CONCORD, N.H. — New Hampshire voters began casting their ballots at schools and churches Tuesday in the nation’s first presidential primary as former House Speaker Newt Gingrich kept up his attacks on the record of former Massachusetts Gov. Mitt Romney, the Republican front-runner.
“I think the contrast with Romney that will matter is the contrast with his record as governor,” Mr. Gingrich told reporters outside a polling station in Manchester. He has criticized Mr. Romney as a timid liberal, as well as blasting Mr. Romney’s performance as a venture capitalist as CEO of Bain Capital.
Mr. Romney still held a double-digit lead in polls Tuesday as voting began. He is hoping a victory in New Hampshire will give him momentum heading into South Carolina’s primary on Jan. 21, where he faces a tougher slog.
In a New Hampshire tradition, nine registered voters in tiny Dixville Notch cast their ballots at midnight. The top vote-getters on the GOP side were Mr. Romney and former Utah Gov. Jon Huntsman Jr., both of whom received two votes. Mr. Gingrich and Texas Rep. Ron Paul each garnered one vote. President Obama, who is running unopposed on the Democratic ticket, received three votes.
At the Webster School polling place in Manchester, a massive media horde engulfed Mr. Huntsman as he arrived with his wife around noon. Police, including two atop black horses, worked to control the situation.
Mr. Huntsman shook hands with potential supporters while Romney supporters chanted, “Go, Mitt, go!” and called out, “Who’s Obama’s boy? Jonny!” — a shot at Mr. Huntsman’s service as ambassador to China in the Obama administration.
On his way in to cast his vote, Pat Austin, 28, of Manchester, said he was supporting Mr. Romney for the second time in as many Republican presidential primaries.
“I kind view myself as more as a moderate than a conservative,” Mr. Austin said. He added that some Republicans have gone too far to the right on social issues and that some of Mr. Romney’s rivals are leveling disingenuous attacks against him.
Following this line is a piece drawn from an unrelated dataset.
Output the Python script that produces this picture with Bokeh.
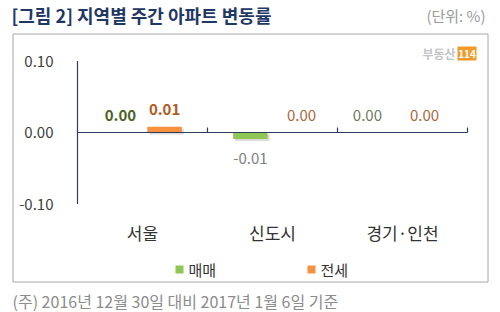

He said of Mr. Romney’s time at Bain Capital, “That’s what you’re supposed to do, is make businesses more profitable.”
Bruce Perreaul, 62, of Manchester also supported Mr. Romney in 2008 and again Tuesday. Mr. Perreaul said the other candidates didn’t compare because the “number one issue is we’ve got to beat Obama.”
“I think he’s the best candidate,” Mr. Perreaul said. “I think he is going to beat Barack Obama. He combines political experience with free enterprise experience.”
“He comes across as being bought and too rehearsed,” the 64-year-old Mr. Ellingwood said. Mr. Huntsman, he argued, is someone he can “trust.”
Mike McCarthy supported Ron Paul. “I like all his views on getting back to the Constitution,” Mr. McCarthy said. “I’m a big Second Amendment rights activist.”
Mr. McCarthy also said that he’ll be happy when the primary is over.